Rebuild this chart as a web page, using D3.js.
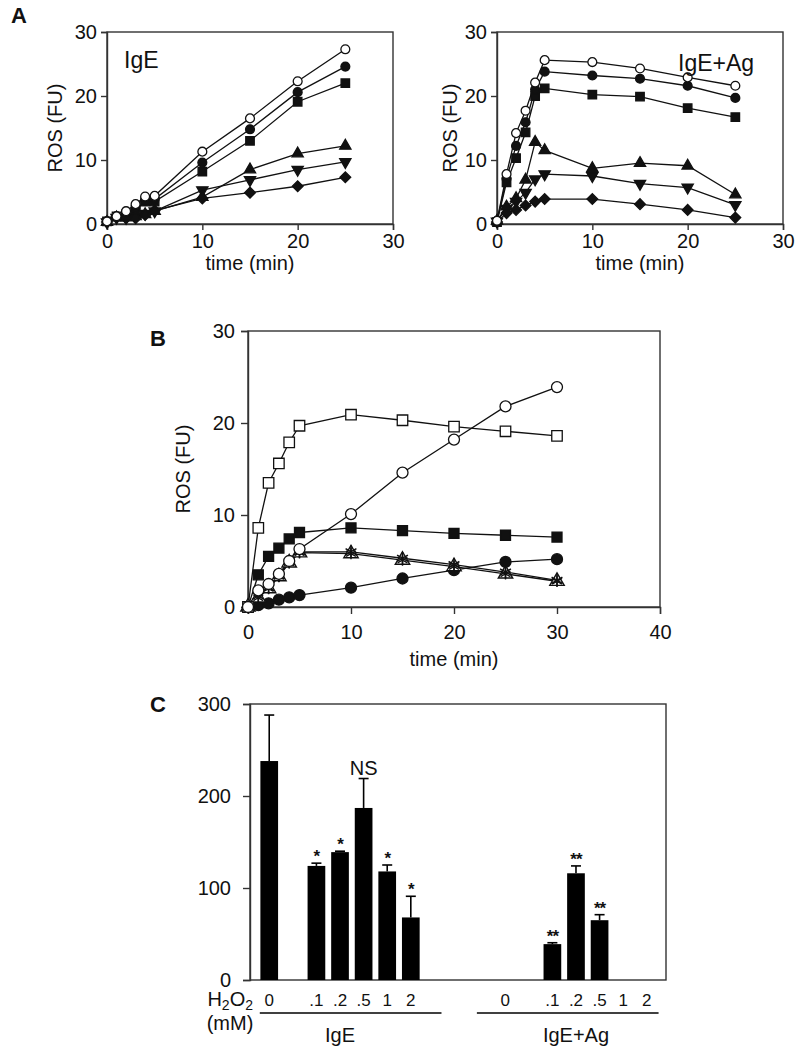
<!DOCTYPE html>
<html><head><meta charset="utf-8">
<script src="https://cdn.jsdelivr.net/npm/d3@7"></script>
<style>
body{margin:0;background:#fff}
svg{display:block}
text{font-family:"Liberation Sans",Arial,Helvetica,sans-serif;fill:#111}
</style>
</head><body>
<svg id="c" width="800" height="1055"></svg>
<script>
// ---------------- DATA ----------------
// Panel A (time in min, ROS in FU)
const timesA = [0, 1, 2, 3, 4, 5, 10, 15, 20, 25];
const xTicksA = [0, 10, 20, 30];
const yTicksA = [0, 10, 20, 30];
// IgE
const igeOpenCircle   = [0.4, 1.2, 2.0, 3.1, 4.3, 4.4, 11.3, 16.5, 22.3, 27.3];
const igeFilledCircle = [0.4, 1.2, 1.8, 2.5, 3.6, 3.9, 9.6, 14.8, 20.6, 24.6];
const igeFilledSquare = [0.4, 1.2, 1.5, 2.2, 3.5, 3.5, 8.2, 13.0, 19.1, 22.0];
const igeTriUp        = [0.3, 1.0, 1.0, 1.2, 1.5, 2.0, 4.2, 8.5, 11.0, 12.2];
const igeTriDown      = [0.3, 1.0, 1.0, 1.2, 1.6, 2.0, 5.3, 6.9, 8.5, 9.7];
const igeDiamond      = [0.3, 1.1, 0.9, 0.9, 1.4, 2.1, 4.0, 4.9, 5.9, 7.3];
// IgE+Ag
const agOpenCircle    = [0.5, 7.8, 14.2, 17.7, 22.1, 25.6, 25.3, 24.3, 22.9, 21.6];
const agFilledCircle  = [0.5, 7.1, 12.2, 15.9, 21.0, 23.8, 23.2, 22.7, 21.6, 19.7];
const agFilledSquare  = [0.3, 6.5, 10.3, 14.3, 20.0, 21.2, 20.2, 19.9, 18.1, 16.7];
const agTriUp         = [0.5, 2.7, 4.0, 6.9, 12.8, 11.5, 8.7, 9.5, 9.1, 4.6];
const agTriDown       = [0.4, 2.4, 3.5, 4.9, 7.0, 7.8, 7.5, 6.3, 5.7, 3.0];
const agDiamond       = [0.3, 1.7, 2.2, 2.9, 3.5, 3.9, 3.9, 3.1, 2.2, 1.0];

// Panel B
const timesB = [0, 1, 2, 3, 4, 5, 10, 15, 20, 25, 30];
const xTicksB = [0, 10, 20, 30, 40];
const yTicksB = [0, 10, 20, 30];
const bOpenSquare   = [0, 8.6, 13.5, 15.6, 17.9, 19.7, 20.9, 20.3, 19.6, 19.1, 18.6];
const bOpenCircle   = [0, 1.8, 2.5, 3.6, 5.0, 6.3, 10.1, 14.6, 18.2, 21.8, 23.9];
const bFilledSquare = [0, 3.5, 5.5, 6.4, 7.4, 8.1, 8.6, 8.3, 8.0, 7.8, 7.6];
const bFilledCircle = [0, 0.2, 0.4, 0.8, 1.05, 1.3, 2.1, 3.1, 4.0, 4.9, 5.2];
const bAsterisk     = [0, 1.2, 2.1, 3.4, 4.9, 6.0, 6.0, 5.3, 4.6, 3.8, 2.9];
const bOpenTriangle = [0, 1.0, 2.0, 3.3, 4.8, 5.9, 5.8, 5.1, 4.4, 3.6, 2.8];

// Panel C (IL-3 pg/ml)
const doseLabels = ["0", ".1", ".2", ".5", "1", "2"];
const groupLabels = ["IgE", "IgE+Ag"];
const il3IgE     = [238, 124, 139, 187, 118, 68];
const il3IgEErr  = [50, 3, 1, 32, 7, 23];
const il3IgESig  = ["", "*", "*", "NS", "*", "*"];
const il3Ag      = [0, 39, 116, 65, 0, 0];
const il3AgErr   = [0, 1.5, 8, 6, 0, 0];
const il3AgSig   = ["", "**", "**", "**", "", ""];
const yTicksC = [0, 100, 200, 300];

// ---------------- DRAWING ----------------
const svg = d3.select("#c");
const AX = "#333";

function shapePath(shape, size) {
  if (shape === "circle") return d3.symbol(d3.symbolCircle, size)();
  if (shape === "square" || shape === "diamond") return d3.symbol(d3.symbolSquare, size)();
  if (shape === "triUp" || shape === "triDown") return d3.symbol(d3.symbolTriangle, size)();
  if (shape === "asterisk") return d3.symbol(d3.symbolAsterisk, size)();
}
function shapeRot(shape) {
  if (shape === "triDown") return 180;
  if (shape === "diamond") return 45;
  return 0;
}

function linePanel(o) {
  const g = svg.append("g");
  const x = d3.scaleLinear().domain(o.xDomain).range(o.xRange);
  const y = d3.scaleLinear().domain(o.yDomain).range(o.yRange);
  // box
  g.append("rect").attr("x", o.xRange[0]).attr("y", o.yRange[1])
    .attr("width", o.xRange[1] - o.xRange[0]).attr("height", o.yRange[0] - o.yRange[1])
    .attr("fill", "none").attr("stroke", AX).attr("stroke-width", 1.4);
  const xa = g.append("g").attr("transform", `translate(0,${o.yRange[0]})`)
    .call(d3.axisBottom(x).tickValues(o.xTicks).tickSizeOuter(0).tickSize(o.tick).tickPadding(o.xPad));
  const ya = g.append("g").attr("transform", `translate(${o.xRange[0]},0)`)
    .call(d3.axisLeft(y).tickValues(o.yTicks).tickSizeOuter(0).tickSize(o.tick).tickPadding(o.yPad));
  [xa, ya].forEach(a => {
    a.select(".domain").attr("stroke", AX).attr("stroke-width", 1.4);
    a.selectAll(".tick line").attr("stroke", AX).attr("stroke-width", 1.4);
    a.selectAll(".tick text").attr("font-size", 20).attr("fill", "#111")
      .attr("font-family", '"Liberation Sans", Arial, sans-serif');
  });
  const line = d3.line().x((d, i) => x(o.times[i])).y(d => y(d));
  o.series.forEach(s => {
    g.append("path").attr("d", line(s.values)).attr("fill", "none")
      .attr("stroke", "#111").attr("stroke-width", 1.3);
  });
  o.series.forEach(s => {
    s.values.forEach((v, i) => {
      const extra = s.shape2 ? [s.shape2] : [];
      [s.shape].concat(extra).forEach(sh => {
        g.append("path").attr("d", shapePath(sh, s.size))
          .attr("transform", `translate(${x(o.times[i])},${y(v)}) rotate(${shapeRot(sh)})`)
          .attr("fill", sh === "asterisk" ? "none" : s.fill)
          .attr("stroke", "#111").attr("stroke-width", s.sw || 1.3);
      });
    });
  });
  // labels
  g.append("text").attr("x", (o.xRange[0] + o.xRange[1]) / 2).attr("y", o.xLabelY)
    .attr("text-anchor", "middle").attr("font-size", 20).text("time (min)");
  g.append("text").attr("transform", `translate(${o.yLabelX},${(o.yRange[0] + o.yRange[1]) / 2}) rotate(-90)`)
    .attr("text-anchor", "middle").attr("dy", "0.36em").attr("font-size", 20).text("ROS (FU)");
  return g;
}

const stA = {
  openCircle:   {shape: "circle", fill: "#fff", size: 62},
  filledCircle: {shape: "circle", fill: "#111", size: 62},
  filledSquare: {shape: "square", fill: "#111", size: 72},
  triUp:        {shape: "triUp",  fill: "#111", size: 55},
  triDown:      {shape: "triDown", fill: "#111", size: 55},
  diamond:      {shape: "diamond", fill: "#111", size: 58}
};
function seriesA(vals) {
  const keys = ["diamond", "triDown", "triUp", "filledSquare", "filledCircle", "openCircle"];
  return keys.map(k => Object.assign({values: vals[k]}, stA[k]));
}

// Panel A left
linePanel({
  xDomain: [0, 30], yDomain: [0, 30], xRange: [107, 393], yRange: [224, 32],
  xTicks: xTicksA, yTicks: yTicksA, tick: 6, xPad: 4, yPad: 4,
  times: timesA, xLabelY: 270, yLabelX: 55,
  series: seriesA({openCircle: igeOpenCircle, filledCircle: igeFilledCircle, filledSquare: igeFilledSquare,
    triUp: igeTriUp, triDown: igeTriDown, diamond: igeDiamond})
});
svg.append("text").attr("x", 124).attr("y", 68).attr("font-size", 23).text("IgE");

// Panel A right
linePanel({
  xDomain: [0, 30], yDomain: [0, 30], xRange: [497, 783], yRange: [224, 32],
  xTicks: xTicksA, yTicks: yTicksA, tick: 6, xPad: 4, yPad: 4,
  times: timesA, xLabelY: 270, yLabelX: 450,
  series: seriesA({openCircle: agOpenCircle, filledCircle: agFilledCircle, filledSquare: agFilledSquare,
    triUp: agTriUp, triDown: agTriDown, diamond: agDiamond})
});
svg.append("text").attr("x", 678).attr("y", 71).attr("font-size", 23).text("IgE+Ag");

// Panel B
linePanel({
  xDomain: [0, 40], yDomain: [0, 30], xRange: [248, 660], yRange: [607, 331],
  xTicks: xTicksB, yTicks: yTicksB, tick: 7, xPad: 11, yPad: 6,
  times: timesB, xLabelY: 666, yLabelX: 183,
  series: [
    {values: bFilledCircle, shape: "circle", fill: "#111", size: 95},
    {values: bFilledSquare, shape: "square", fill: "#111", size: 100},
    {values: bOpenTriangle, shape: "triUp", shape2: "asterisk", fill: "#fff", size: 90, sw: 1.4},
    {values: bAsterisk, shape: "asterisk", fill: "none", size: 110, sw: 1.6},
    {values: bOpenSquare, shape: "square", fill: "#fff", size: 110},
    {values: bOpenCircle, shape: "circle", fill: "#fff", size: 95}
  ]
});

// Panel letters
svg.append("text").attr("x", 19).attr("y", 23).attr("text-anchor", "middle").attr("font-size", 22).attr("font-weight", "bold").text("A");
svg.append("text").attr("x", 158).attr("y", 346).attr("text-anchor", "middle").attr("font-size", 22).attr("font-weight", "bold").text("B");
svg.append("text").attr("x", 158).attr("y", 712).attr("text-anchor", "middle").attr("font-size", 22).attr("font-weight", "bold").text("C");

// Panel C
(function () {
  const g = svg.append("g");
  const slots = [];
  groupLabels.forEach((gl, gi) => {
    doseLabels.forEach((d, di) => {
      slots.push(gl + "|" + d);
      if (di === 0) slots.push(gl + "|gapA");
    });
    if (gi === 0) { slots.push("gap1", "gap2", "gap3"); }
  });
  const xC = d3.scaleBand().domain(slots).range([250, 666]).paddingInner(0.25).paddingOuter(0.44);
  const yC = d3.scaleLinear().domain([0, 300]).range([980, 704]);
  const step = xC.step(), bw = xC.bandwidth();
  const pos = k => xC.range()[0] + xC.paddingOuter() * step + k * step + bw / 2;

  g.append("rect").attr("x", 250).attr("y", 704).attr("width", 416).attr("height", 276)
    .attr("fill", "none").attr("stroke", AX).attr("stroke-width", 1.4);
  const ya = g.append("g").attr("transform", "translate(250,0)")
    .call(d3.axisLeft(yC).tickValues(yTicksC).tickSizeOuter(0).tickSize(7).tickPadding(12));
  ya.select(".domain").attr("stroke", AX).attr("stroke-width", 1.4);
  ya.selectAll(".tick line").attr("stroke", AX).attr("stroke-width", 1.4);
  ya.selectAll(".tick text").attr("font-size", 20).attr("fill", "#111");

  const groups = [
    {label: groupLabels[0], vals: il3IgE, errs: il3IgEErr, sig: il3IgESig},
    {label: groupLabels[1], vals: il3Ag, errs: il3AgErr, sig: il3AgSig}
  ];
  groups.forEach(gr => {
    gr.vals.forEach((v, i) => {
      const key = gr.label + "|" + doseLabels[i];
      const cx = xC(key) + bw / 2;
      if (v > 0) {
        g.append("rect").attr("x", xC(key)).attr("y", yC(v)).attr("width", bw)
          .attr("height", yC(0) - yC(v)).attr("fill", "#000");
      }
      const top = v + gr.errs[i];
      if (gr.errs[i] > 0) {
        g.append("line").attr("x1", cx).attr("x2", cx).attr("y1", yC(v)).attr("y2", yC(top))
          .attr("stroke", "#000").attr("stroke-width", 1.6);
        g.append("line").attr("x1", cx - 5).attr("x2", cx + 5).attr("y1", yC(top)).attr("y2", yC(top))
          .attr("stroke", "#000").attr("stroke-width", 1.6);
      }
      const s = gr.sig[i];
      if (s === "NS") {
        g.append("text").attr("x", cx).attr("y", yC(top) - 4).attr("text-anchor", "middle")
          .attr("font-size", 20).text(s);
      } else if (s) {
        g.append("text").attr("x", cx).attr("y", yC(top) - 1).attr("text-anchor", "middle")
          .attr("font-size", 17).attr("font-weight", "bold").attr("letter-spacing", -1).text(s);
      }
      g.append("text").attr("x", cx).attr("y", 1006).attr("text-anchor", "middle")
        .attr("font-size", 17).text(doseLabels[i]);
    });
  });
  // H2O2 label
  const h = g.append("text").attr("x", 253).attr("y", 1006).attr("text-anchor", "end").attr("font-size", 20);
  h.append("tspan").text("H");
  h.append("tspan").attr("font-size", 14).attr("dy", 4).text("2");
  h.append("tspan").attr("dy", -4).text("O");
  h.append("tspan").attr("font-size", 14).attr("dy", 4).text("2");
  g.append("text").attr("x", 230).attr("y", 1030).attr("text-anchor", "middle").attr("font-size", 20).text("(mM)");
  // group underlines
  [[-0.4, 7.3, 3.0], [8.8, 16.5, 13.0]].forEach((r, gi) => {
    g.append("line").attr("x1", pos(r[0])).attr("x2", pos(r[1])).attr("y1", 1013).attr("y2", 1013)
      .attr("stroke", "#000").attr("stroke-width", 1.6);
    g.append("text").attr("x", pos(r[2])).attr("y", 1042).attr("text-anchor", "middle")
      .attr("font-size", 20).text(groupLabels[gi]);
  });
})();
</script>
</body></html>
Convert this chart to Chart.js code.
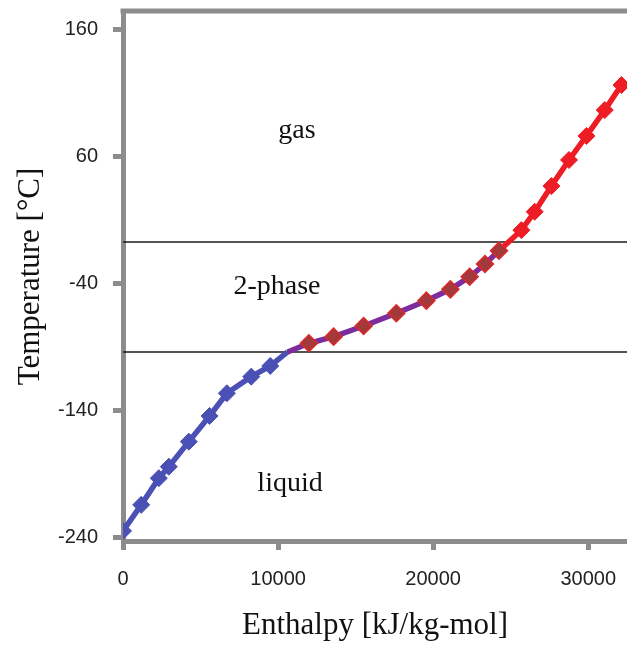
<!DOCTYPE html>
<html lang="en">
<head>
    <meta charset="UTF-8">
    <title>Enthalpy vs Temperature</title>
    <script src="https://cdn.jsdelivr.net/npm/chart.js@4.4.0/dist/chart.umd.min.js"></script>
    <style>
        body { margin: 0; background: #fff; }
        .container { width: 627px; height: 645px; }
    </style>
</head>
<body>
    <div class="container">
        <canvas id="myChart" width="627" height="645"></canvas>
    </div>
    <script>
    // enthalpy [kJ/kg-mol] and temperature [C] for each phase
    var liquidH = [0, 1174, 2310, 2955, 4245, 5581, 6697, 8271, 9497, 10613];
    var liquidT = [-234.5, -214, -193, -184, -164.3, -144.1, -126.3, -113.2, -104.8, -93.8];

    var twoPhaseH = [10613, 11987, 13581, 15516, 17626, 19561, 21110, 22355, 23342, 24245];
    var twoPhaseT = [-93.8, -87, -81.8, -73.4, -63.4, -53.5, -44.6, -34.7, -24.7, -14.2];

    var gasH = [24245, 25690, 26548, 27626, 28761, 29884, 31065, 32142];
    var gasT = [-14.2, 1.9, 16.4, 36.6, 57.1, 76.0, 96.3, 116.0];

    // phase boundaries (dew / bubble temperature)
    var boundaryT = [-7.4, -93.8];

    var xTicks = [0, 10000, 20000, 30000];
    var yTicks = [-240, -140, -40, 60, 160];

    var regionNames = ["gas", "2-phase", "liquid"];
    var regionH = [11220, 9930, 10770];
    var regionT = [74.4, -48.3, -203];

    var xMin = 0, xMax = 32500;
    var yMin = -242.4, yMax = 173.4;

    function toPoints(xs, ys) {
        var pts = [];
        for (var i = 0; i < xs.length; i++) {
            pts.push({ x: xs[i], y: ys[i] });
        }
        return pts;
    }

    // first/last points are only joins between the phases, no marker there
    function radii(n, hideFirst, hideLast) {
        var r = [];
        for (var i = 0; i < n; i++) r.push(8.5);
        if (hideFirst) r[0] = 0;
        if (hideLast) r[n - 1] = 0;
        return r;
    }

    var datasets = [];
    for (var b = 0; b < boundaryT.length; b++) {
        datasets.push({
            data: [{ x: xMin, y: boundaryT[b] }, { x: xMax, y: boundaryT[b] }],
            borderColor: '#1a1a1a',
            borderWidth: 1.5,
            pointRadius: 0,
            order: 5
        });
    }
    datasets.push({
        label: 'liquid',
        data: toPoints(liquidH, liquidT),
        borderColor: '#4b50b4',
        backgroundColor: '#4b50b4',
        borderWidth: 5.5,
        pointStyle: 'rectRot',
        pointRadius: radii(liquidH.length, false, true),
        pointBorderWidth: 1,
        order: 2
    });
    datasets.push({
        label: 'gas',
        data: toPoints(gasH, gasT),
        borderColor: '#ee1c24',
        backgroundColor: '#ee1c24',
        borderWidth: 5.5,
        pointStyle: 'rectRot',
        pointRadius: radii(gasH.length, true, false),
        pointBorderWidth: 1,
        order: 1
    });
    datasets.push({
        label: '2-phase',
        data: toPoints(twoPhaseH, twoPhaseT),
        borderColor: '#7d2c9e',
        backgroundColor: '#a3393a',
        pointBorderColor: '#dc2a2a',
        borderWidth: 5.5,
        pointStyle: 'rectRot',
        pointRadius: radii(twoPhaseH.length, true, false),
        pointBorderWidth: 1.5,
        order: 0
    });

    var frameAndLabels = {
        id: 'frameAndLabels',
        beforeDatasetsDraw: function(chart) {
            var ctx = chart.ctx;
            var area = chart.chartArea;
            ctx.save();
            ctx.strokeStyle = '#8c8c8c';
            ctx.lineWidth = 5;
            ctx.beginPath();
            ctx.moveTo(area.left - 2.5, area.top - 1);
            ctx.lineTo(chart.width, area.top - 1);
            ctx.stroke();
            ctx.restore();
        },
        afterDraw: function(chart) {
            var ctx = chart.ctx;
            var xs = chart.scales.x, ys = chart.scales.y;
            ctx.save();
            ctx.fillStyle = '#111';
            ctx.font = '28px "Liberation Serif", "Times New Roman", serif';
            ctx.textAlign = 'center';
            ctx.textBaseline = 'alphabetic';
            for (var i = 0; i < regionNames.length; i++) {
                ctx.fillText(regionNames[i], xs.getPixelForValue(regionH[i]), ys.getPixelForValue(regionT[i]));
            }
            ctx.restore();
        }
    };

    function noPadding(scale) {
        scale.paddingTop = 0;
        scale.paddingBottom = 0;
        scale.paddingLeft = 0;
        scale.paddingRight = 0;
    }

    var axisGray = '#8c8c8c';
    var ctx = document.getElementById("myChart").getContext('2d');
    var myChart = new Chart(ctx, {
        type: 'line',
        data: { datasets: datasets },
        options: {
            responsive: false,
            animation: false,
            layout: { autoPadding: false, padding: { top: 12, right: 0, left: 0, bottom: 0 } },
            plugins: {
                legend: { display: false },
                tooltip: { enabled: false }
            },
            scales: {
                x: {
                    type: 'linear',
                    min: xMin,
                    max: xMax,
                    afterBuildTicks: function(scale) {
                        scale.ticks = xTicks.map(function(v) { return { value: v }; });
                    },
                    afterFit: function(scale) { scale.height = 104; noPadding(scale); },
                    border: { color: axisGray, width: 5 },
                    grid: { drawOnChartArea: false, tickColor: axisGray, tickWidth: 5, tickLength: 9 },
                    ticks: {
                        padding: 17,
                        color: '#222',
                        maxRotation: 0,
                        font: { family: '"Liberation Sans", Arial, sans-serif', size: 20 },
                        callback: function(v) { return v; }
                    },
                    title: {
                        display: true,
                        text: 'Enthalpy [kJ/kg-mol]',
                        color: '#111',
                        padding: { top: 0, bottom: 1 },
                        font: { family: '"Liberation Serif", "Times New Roman", serif', size: 31 }
                    }
                },
                y: {
                    type: 'linear',
                    min: yMin,
                    max: yMax,
                    afterBuildTicks: function(scale) {
                        scale.ticks = yTicks.map(function(v) { return { value: v }; });
                    },
                    afterFit: function(scale) { scale.width = 123; noPadding(scale); },
                    border: { color: axisGray, width: 5 },
                    grid: { drawOnChartArea: false, tickColor: axisGray, tickWidth: 5, tickLength: 10 },
                    ticks: {
                        padding: 15,
                        color: '#222',
                        font: { family: '"Liberation Sans", Arial, sans-serif', size: 20 }
                    },
                    title: {
                        display: true,
                        text: 'Temperature [°C]',
                        color: '#111',
                        padding: { top: 12, bottom: 0 },
                        font: { family: '"Liberation Serif", "Times New Roman", serif', size: 31 }
                    }
                }
            }
        },
        plugins: [frameAndLabels]
    });
    </script>
</body>
</html>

——————

| WHAT IS NEEDED |
Pictures do not belong in the copy. Reproduce exactly the lines from the one with "Convert this chart to Chart.js code." to the one with "-113.2, -104.8, -93.8];", both lines included.

| RESPONSE TO THIS TASK |
Convert this chart to Chart.js code.
<!DOCTYPE html>
<html lang="en">
<head>
    <meta charset="UTF-8">
    <title>Enthalpy vs Temperature</title>
    <script src="https://cdn.jsdelivr.net/npm/chart.js@4.4.0/dist/chart.umd.min.js"></script>
    <style>
        body { margin: 0; background: #fff; }
        .container { width: 627px; height: 645px; }
    </style>
</head>
<body>
    <div class="container">
        <canvas id="myChart" width="627" height="645"></canvas>
    </div>
    <script>
    // enthalpy [kJ/kg-mol] and temperature [C] for each phase
    var liquidH = [0, 1174, 2310, 2955, 4245, 5581, 6697, 8271, 9497, 10613];
    var liquidT = [-234.5, -214, -193, -184, -164.3, -144.1, -126.3, -113.2, -104.8, -93.8];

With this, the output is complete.